1839 saw the first mention of the Cornwall Railway Company, a company set up specifically to bring that 1835 scheme to fruition in this area. Investment came from many private sources, initially at least including many associated with Falmouth as a port. In 1844 a fully surveyed route was established and locally this followed the route of the present main line as far as Probus where it deviated from the current route, went along the Tresillian valley, close to the route of the present day main road through the village. It then skirted the creek on the lower side of Penair around St. Clement Creek to  Malpas, crossed the Truro River near Newham via a proposed 594 foot long, 80 foot high viaduct, followed closely part of the route of what became the old Newham goods line, now cycle track, as far as Calenick, cut up and crossed the new Turnpike road, (A.39) between Kea and Playing Place by means of a level crossing and on to Quenchwell and Ringwell and eventually crossing the Carnon valley by means of a 265 foot wide, 90 foot high viaduct in much the same place as the existing viaduct. The route then followed, more or less the same route as today to Falmouth, terminating at the Eastern Breakwater at the Docks, with a branch doubling back towards the town along Bar Road and terminating roughly where Trago Mills now stands. Another link from Redruth station via the top of Lanner and the very important Tresavean Mine to join the Falmouth line at Ponsanooth was planned but never built. This line would have necessitated gradients as steep as 1 in 50, very steep for a railway line, and a 385 yard long tunnel under the top of Lanner Hill. Just imagine if that had gone ahead; A Quenchwell Station serving the village and a level crossing on the main A.39 between Kea Corner and Playing Place!

 

In 1846 the Cornwall Railway Act was passed, giving government approval to the scheme.

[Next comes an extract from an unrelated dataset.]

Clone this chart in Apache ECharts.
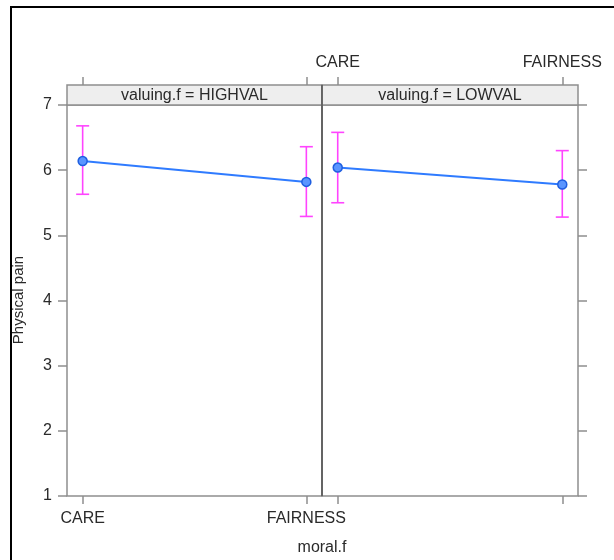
<!DOCTYPE html>
<html>
<head>
<meta charset="utf-8">
<script src="https://cdn.jsdelivr.net/npm/echarts@6/dist/echarts.min.js"></script>
<style>
html,body{margin:0;padding:0;background:#fff;}
#chart{width:614px;height:560px;}
</style>
</head>
<body>
<div id="chart"></div>
<script>
// ---- data ----
const categories = ['CARE', 'FAIRNESS'];
const panelLabels = ['valuing.f = HIGHVAL', 'valuing.f = LOWVAL'];
const yTicks = [1, 2, 3, 4, 5, 6, 7];
const highFit = [6.14, 5.82];
const highLower = [5.63, 5.29];
const highUpper = [6.68, 6.36];
const lowFit = [6.04, 5.78];
const lowLower = [5.50, 5.28];
const lowUpper = [6.58, 6.30];
const xName = 'moral.f';
const yName = 'Physical pain';

const FONT = 'Liberation Sans, Arial, sans-serif';
const LINE_COLOR = '#2f7bff';
const ERR_COLOR = '#ff44ff';
const BORDER = '#8f8f8f';
const TXT = '#2a2a2a';

const catPos = categories.map((c, i) => i + 1);

function pts(fit) { return fit.map((v, i) => [catPos[i], v]); }
function errs(lo, hi) { return lo.map((v, i) => [catPos[i], v, hi[i]]); }

const grids = [
  { left: 67, top: 105, width: 255, height: 391 },
  { left: 322, top: 105, width: 256, height: 391 }
];

function xAxisFor(gi, pos, showLabels) {
  return {
    type: 'value', gridIndex: gi, position: pos,
    min: 0.93, max: 2.07,
    offset: pos === 'top' ? 20 : 0,
    splitLine: { show: false },
    axisLine: { show: false },
    axisTick: { show: true, customValues: catPos, length: 8, inside: false,
      lineStyle: { color: BORDER, width: 1.5 } },
    axisLabel: { show: showLabels, customValues: catPos,
      formatter: v => categories[Math.round(v) - 1] || '',
      color: TXT, fontFamily: FONT, fontSize: 16,
      margin: pos === 'top' ? 14 : 15 }
  };
}

function yAxisFor(gi, pos, showLabels) {
  return {
    type: 'value', gridIndex: gi, position: pos,
    min: 1, max: 7, interval: 1,
    splitLine: { show: false },
    axisLine: { show: false },
    axisTick: { show: true, length: 9, lineStyle: { color: BORDER, width: 1.5 } },
    axisLabel: { show: showLabels, color: TXT, fontFamily: FONT, fontSize: 16, margin: 15,
      customValues: yTicks }
  };
}

function errSeries(xi, yi, data) {
  return {
    type: 'custom', xAxisIndex: xi, yAxisIndex: yi, z: 2,
    data: data,
    renderItem: function (params, api) {
      const x = api.value(0);
      const lo = api.coord([x, api.value(1)]);
      const hi = api.coord([x, api.value(2)]);
      const hw = 6.5;
      const style = { stroke: ERR_COLOR, lineWidth: 1.6 };
      return {
        type: 'group',
        children: [
          { type: 'line', shape: { x1: lo[0], y1: lo[1], x2: hi[0], y2: hi[1] }, style: style },
          { type: 'line', shape: { x1: lo[0] - hw, y1: lo[1], x2: lo[0] + hw, y2: lo[1] }, style: style },
          { type: 'line', shape: { x1: hi[0] - hw, y1: hi[1], x2: hi[0] + hw, y2: hi[1] }, style: style }
        ]
      };
    }
  };
}

function lineSeries(xi, yi, data) {
  return {
    type: 'line', xAxisIndex: xi, yAxisIndex: yi, z: 3,
    data: data,
    symbol: 'circle', symbolSize: 9,
    lineStyle: { color: LINE_COLOR, width: 2 },
    itemStyle: { color: '#5a95ff', borderColor: '#1f5fe0', borderWidth: 1.5 },
    animation: false
  };
}

const option = {
  animation: false,
  grid: grids.map(g => Object.assign({ show: true, borderColor: BORDER, borderWidth: 1.5, backgroundColor: 'transparent' }, g)),
  xAxis: [
    xAxisFor(0, 'bottom', true),   // 0
    xAxisFor(0, 'top', false),     // 1
    xAxisFor(1, 'bottom', false),  // 2
    xAxisFor(1, 'top', true)       // 3
  ],
  yAxis: [
    yAxisFor(0, 'left', true),     // 0
    yAxisFor(1, 'right', false)    // 1
  ],
  graphic: [
    // outer frame
    { type: 'rect', shape: { x: 11, y: 7, width: 610, height: 560 },
      style: { fill: 'none', stroke: '#000', lineWidth: 2 }, silent: true },
    // strips
    { type: 'rect', shape: { x: 67, y: 85, width: 255, height: 20 },
      style: { fill: '#eeeeee', stroke: BORDER, lineWidth: 1.5 }, z: 1 },
    { type: 'rect', shape: { x: 322, y: 85, width: 256, height: 20 },
      style: { fill: '#eeeeee', stroke: BORDER, lineWidth: 1.5 }, z: 1 },
    { type: 'line', shape: { x1: 322, y1: 85, x2: 322, y2: 496 },
      style: { stroke: '#555', lineWidth: 1.5 }, z: 5 },
    { type: 'text', x: 194.5, y: 95.5, z: 6,
      style: { text: panelLabels[0], fill: TXT, font: '16px ' + FONT, align: 'center', verticalAlign: 'middle' } },
    { type: 'text', x: 450, y: 95.5, z: 6,
      style: { text: panelLabels[1], fill: TXT, font: '16px ' + FONT, align: 'center', verticalAlign: 'middle' } },
    // axis titles
    { type: 'text', x: 322, y: 548,
      style: { text: xName, fill: TXT, font: '16px ' + FONT, align: 'center', verticalAlign: 'middle' } },
    { type: 'text', x: 19, y: 300, rotation: Math.PI / 2,
      style: { text: yName, fill: TXT, font: '15px ' + FONT, align: 'center', verticalAlign: 'middle' } }
  ],
  series: [
    errSeries(0, 0, errs(highLower, highUpper)),
    lineSeries(0, 0, pts(highFit)),
    errSeries(2, 1, errs(lowLower, lowUpper)),
    lineSeries(2, 1, pts(lowFit))
  ]
};

const chart = echarts.init(document.getElementById('chart'), null, { renderer: 'canvas' });
chart.setOption(option);
</script>
</body>
</html>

It was however beset during most of its lifetime thereafter by financial worries.

One major blow came even before the Act was passed as in 1842, the government decided to transfer most of the Packet service from Falmouth to Southampton, dealing an almost fatal blow to the port and the whole Cornwall Railway scheme.

 

Another was the huge cost of bridging the many steep valleys and rivers on this route. Somehow it survived but from 1848-1852, work on the London to Falmouth railway, which had not then reached as far as Plymouth, was suspended for financial reasons.

 

By 1859, after much route changing including the changes from Probus to Truro and making use of I.K. Brunel’s immense engineering feat of the Royal Albert Bridge, the line opened as far as Truro.

In that same year a petition was submitted to Parliament from many concerned local businessmen and other investors to the “Right Honourable House” stating that the clauses in the 1846 Act which required completion of the whole project by 1861 should be amended because delays in construction had been “unnecessarily and unreasonably long” and added that “the Petitioners are apprehensive that the construction of the said portion of the railway line between Truro and Falmouth will not be proceeded with by the said Company…… and that the interests of Falmouth and the district to be served by the said portion of railway will be deferred and made subservient to the interests of the rival port of Plymouth. The Petitioners therefore Humbly Pray……..etc etc “ . Strong words from many men likely to lose a lot of money if the whole project for the line from Truro to Falmouth was scrapped.

 

It must have done the trick because a combined board of management was set up including representatives from the Cornwall Railway, South Devon Railway, Bristol and Exeter Railway and the Great Western Railway and on 24th August 1863, the first passenger train made its way down the new line from Truro to Falmouth Docks.

 

In July 1889 the Cornwall Railway finally ceased to exist after years of financial failure and the whole company was amalgamated into the Great Western Railway. It was however still using the old “broad gauge” of 7 feet and one quarter inch whereas most others had already converted to “standard gauge” of 4 feet 8 and a half inches.

 

This was overcome in a single weekend in May 1892 when the whole line from Truro to Falmouth was converted to standard gauge. It remained, however the only part of the route from London to Falmouth never to become dual track, with the exception of Brunel’s bridge at Saltash and an odd mile or two in east Cornwall.

 

It was at last though possible to travel all the way from London Paddington to Falmouth Docks, without changing trains, but perhaps sadly not stopping at Quenchwell Station.

 

The photograph of the old Cavedras Viaduct in Truro shows the detail of the wooden support structure which was designed by I.K Brunel in order to save costs. The design was lampooned at the time, with cartoons appearing in the press predicting the structures failure. Although their replacement by all masonry structures began in the 1870s, the Carnon Viaduct was one of the last remaining in service until the 1930s.